Sending IP voice traffic through a firewall involves opening multiple ports for each call to accommodate whatever protocol is used – Session Initiation Protocol, H.323 or Media Gateway Control Protocol. Many firewalls cannot handle opening and closing these ports dynamically as calls start and end, so controllers are needed to handle this, says Christin Flynn, director of communications network infrastructure for The Yankee Group.

In addition, most companies use private IP addresses for their IP phones that cannot be routed on public networks without translating these addresses to public addresses. NCite handles firewall port management and network address translation to deal with these situations.

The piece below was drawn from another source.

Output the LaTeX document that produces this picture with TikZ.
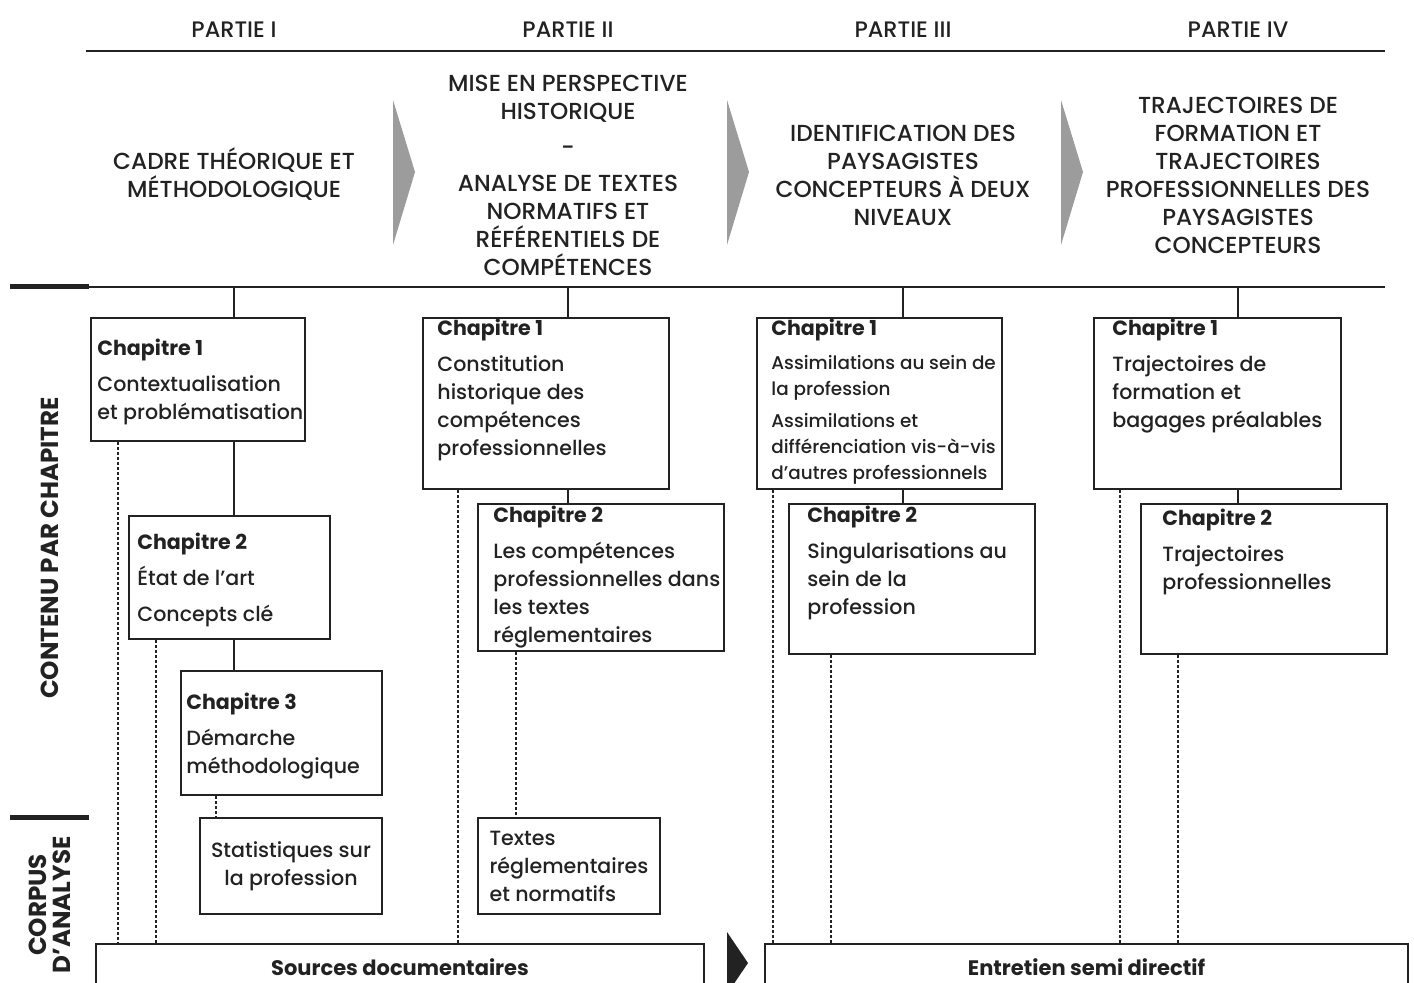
\documentclass[tikz,border=0pt]{standalone}
\usepackage{fontspec}
\setmainfont{Poppins}[UprightFont={Poppins Medium},BoldFont={Poppins Bold}]
\usetikzlibrary{positioning}

\definecolor{chevron}{HTML}{9C9C9C}
\definecolor{ink}{HTML}{222222}

\begin{document}
\begin{tikzpicture}[x=0.5pt,y=-0.5pt,
  every node/.style={text=ink,inner sep=0pt},
  partie/.style={font=\fontsize{11.6}{14}\selectfont,align=center},
  chapbox/.style 2 args={draw=ink,line width=1pt,anchor=north west,
    minimum width=#1*0.5pt,minimum height=#2*0.5pt},
  chaptxt/.style={anchor=north west,align=left,font=\fontsize{10.3}{14}\selectfont},
  rubrique/.style={font=\bfseries\fontsize{12.3}{12}\selectfont,rotate=90,align=center},
  stem/.style={draw=ink,line width=1pt},
  dotline/.style={draw=ink,line width=1pt,dash pattern=on 1.5pt off 1pt},
  heavy/.style={draw=ink,line width=2.5pt}]
\clip (0,0) rectangle (1414,983);

% en-tetes des parties
\foreach \n/\x/\t in {1/234/PARTIE I,2/568/PARTIE II,3/903/PARTIE III,4/1238/PARTIE IV}
  \node[partie,font=\fontsize{11.2}{14}\selectfont] (hd\n) at (\x,30) {\t};
\draw[stem] (86,51) -- (1385,51);

\node[partie] (hb1) at (234,174) {CADRE THÉORIQUE ET\\MÉTHODOLOGIQUE};
\node[partie] (hb2) at (568,175) {MISE EN PERSPECTIVE\\HISTORIQUE\\[4pt]-\\[4pt]ANALYSE DE TEXTES\\NORMATIFS ET\\RÉFÉRENTIELS DE\\COMPÉTENCES};
\node[partie] (hb3) at (903,175) {IDENTIFICATION DES\\PAYSAGISTES\\CONCEPTEURS À DEUX\\NIVEAUX};
\node[partie] (hb4) at (1238,175) {TRAJECTOIRES DE\\FORMATION ET\\TRAJECTOIRES\\PROFESSIONNELLES DES\\PAYSAGISTES\\CONCEPTEURS};

\foreach \cx in {393,727,1061}
  \fill[chevron] (\cx,100) -- (\cx+22,172) -- (\cx,245) -- cycle;

\coordinate (rule) at (86,287);
\draw[stem] (rule) -- (1385,287);
\draw[heavy] (10,287) -- (89,287);
\draw[heavy] (10,817) -- (89,817);

\node[rubrique] (contenu) at (50,548) {CONTENU PAR CHAPITRE};
\node[rubrique] (corpus) at (50,905) {CORPUS\\D'ANALYSE};

% partie I
\node[chapbox={214}{123}] (p1c1) at (90,317) {};
\node[chaptxt] (t11) at (97,339) {\textbf{Chapitre 1}\\[4pt]Contextualisation\\et problématisation};
\node[chapbox={201}{123}] (p1c2) at (128,515) {};
\node[chaptxt] (t12) at (137,533) {\textbf{Chapitre 2}\\[4pt]État de l'art\\[4pt]Concepts clé};
\node[chapbox={201}{124}] (p1c3) at (180,670) {};
\node[chaptxt] (t13) at (186,693) {\textbf{Chapitre 3}\\[4pt]Démarche\\méthodologique};
\node[chapbox={182}{96},align=center,font=\fontsize{10.3}{14}\selectfont] (stat) at (199,817) {Statistiques sur\\la profession};

% partie II
\node[chapbox={246}{171}] (p2c1) at (422,317) {};
\node[chaptxt] (t21) at (437,319) {\textbf{Chapitre 1}\\[4pt]Constitution\\historique des\\compétences\\professionnelles};
\node[chapbox={246}{147}] (p2c2) at (477,503) {};
\node[chaptxt] (t22) at (493,506) {\textbf{Chapitre 2}\\[4pt]Les compétences\\professionnelles dans\\les textes\\réglementaires};
\node[chapbox={182}{96},align=left,font=\fontsize{10.3}{14}\selectfont] (texte) at (477,817) {Textes\\réglementaires\\et normatifs};

% partie III
\node[chapbox={245}{171}] (p3c1) at (756,317) {};
\node[chaptxt,font=\fontsize{9.2}{13}\selectfont] (t31) at (771,319) {\textbf{\fontsize{10.3}{14}\selectfont Chapitre 1}\\[4pt]Assimilations au sein de\\la profession\\[3pt]Assimilations et\\différenciation vis-à-vis\\d'autres professionnels};
\node[chapbox={246}{150}] (p3c2) at (788,503) {};
\node[chaptxt] (t32) at (807,506) {\textbf{Chapitre 2}\\[4pt]Singularisations au\\sein de la\\profession};

% partie IV
\node[chapbox={247}{171}] (p4c1) at (1093,317) {};
\node[chaptxt] (t41) at (1112,319) {\textbf{Chapitre 1}\\[4pt]Trajectoires de\\formation et\\bagages préalables};
\node[chapbox={246}{150}] (p4c2) at (1140,503) {};
\node[chaptxt] (t42) at (1162,509) {\textbf{Chapitre 2}\\[4pt]Trajectoires\\professionnelles};

% corpus
\node[chapbox={608}{46},font=\bfseries\fontsize{10.5}{14}\selectfont] (src) at (95,943) {Sources documentaires};
\node[chapbox={643}{46},font=\bfseries\fontsize{10.5}{14}\selectfont] (ent) at (764,943) {Entretien semi directif};
\fill[ink] (727,932) -- (748,963) -- (727,994) -- cycle;

% liaisons
\foreach \h/\b in {hd1/p1c1,hd2/p2c1,hd3/p3c1,hd4/p4c1}
  \draw[stem] (\h |- rule) -- (\h |- \b.north);
\foreach \h/\a/\b in {hd1/p1c1/p1c2,hd1/p1c2/p1c3,hd2/p2c1/p2c2,hd3/p3c1/p3c2,hd4/p4c1/p4c2}
  \draw[stem] (\h |- \a.south) -- (\h |- \b.north);
\foreach \dx/\a/\b in {118/p1c1/src,156/p1c2/src,216/p1c3/stat,458/p2c1/src,516/p2c2/texte,
                       773/p3c1/ent,831/p3c2/ent,1120/p4c1/ent,1178/p4c2/ent}
{ \coordinate (dd) at (\dx,0);
  \draw[dotline] (dd |- \a.south) -- (dd |- \b.north); }
\end{tikzpicture}
\end{document}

Flynn says that Netrake’s hardware, which includes network processors of its own design, sets its gear apart from competitors in the potential to handle large numbers of phone calls. Netrake says a single chassis can handle 50,000 simultaneous calls using a G.729 coder/decoder. The number of calls depends on the codec used, the company says.

Netrake’s software also recognizes patterns in IP traffic flows and uses these patterns to route packets quickly rather than relying solely on more time-consuming deep packet inspection, Flynn says. Netrake says its gear injects less than 5 microseconds of latency into a session. A phone call can tolerate up to 150 msec of delay before the conversation becomes unintelligible.

When carriers need to send IP calls between their networks and use different protocols, nCite can handle the protocol interworking. The gear translates quality-of-service schemes between networks so a voice call gets preferential treatment as it crosses from one network to another, Netrake says.

PROFILE: NETRAKE
Location: Plano, Texas
Founded: January 2000
Founder: Robert Maher, co-founder of chip maker Cyrix.
Product: nCite IP Session Controller.
Financing: $22.5 million from Austin Ventures and Trinity Ventures.
Fun fact: Company name comes from “Raking in profits from the Internet.”

Competitors include Acme Packet, Jasomi Networks, Kagoor Networks and NexT one Communications. The worldwide sales of session controllers this year will be $10.4 million and is expected to grow to $624 million by 2007, The Yankee Group says.

NCite is a 14-slot chassis that uses six slots for management, control and power blades. The other eight are available for I/O cards that include a two-port Gigabit Ethernet card that occupies four slots and a six-port Fast Ethernet card that takes up one slot.

The equipment is in beta testing and will be available in January.